In other words, this is a way for the EA community to say “The VC world has [x technological trend] high on their prioritization list. How should we take part from an EA perspective?” (And vice versa.)
(fwiw, I see two main ways the EA community interacts in this space—pursuing projects that either a) leverage or b) counteract the negative externalities of new technologies. Using VR for animal empathy is an example of leverage. AI alignment is an example of counteracting a negative externality.)
Do those examples help give a bit of specificity for how the EA + VC communities could co-evolve in “future uncertainty prediction”?
I think ITN is good for scoping problems, but many think it shouldn’t be used for interventions. So for interventions, I think quantitative models like this one are valuable.
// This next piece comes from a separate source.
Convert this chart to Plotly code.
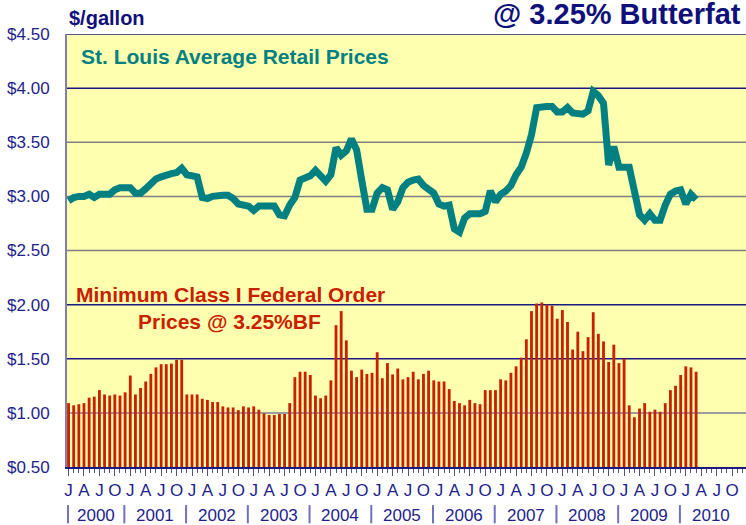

I think an important one is: How likely is the project to reduce the uncertainty of the return?
E.g. will it decide a crucial consideration
Edit to give more detail:
Resolving a crucial consideration increases the value of all your future research massively. Take for example the question of whether that will be a hard or slow take off. Hard take off favours AI safety now, whereas soft take off favours building political and social institutions that encourage cooperation and avoid wars. As they both have humanity’s future on the line they are both equally massively important, conditioned on them being the scenario that might happen.
Resolving the question (or at least driving down the uncertainty) would allow the whole community to focus on the right scenario and get a lot better bang for their buck. Even if it doesn’t directly address the problem.
I’ve been pointed to this as well—http://lesswrong.com/lw/hcq/estimates_vs_headtohead_comparisons/
I think quantifying tends to be the right approach almost always when it’s an in-depth exploration based on 80,000 hours’ reasoning. That said, when it is used in a public summary of reasoning it can give a false pretense of certainty in cases where the estimate is very uncertain, leading to problems like those described here in animal advocacy. I think the best solution is to reason quantitatively when possible but to keep that in a public document linked to in any announcements and not to highlight the quantitative estimates in a way that often misleads people.
Another important step to take on this issue is probably to distinguish between problems that are unmeasurable and those that simply have not been measured yet. On those that have not been measured yet, we should try to measure them, and that might take some creativity by ingenious researchers.
thanks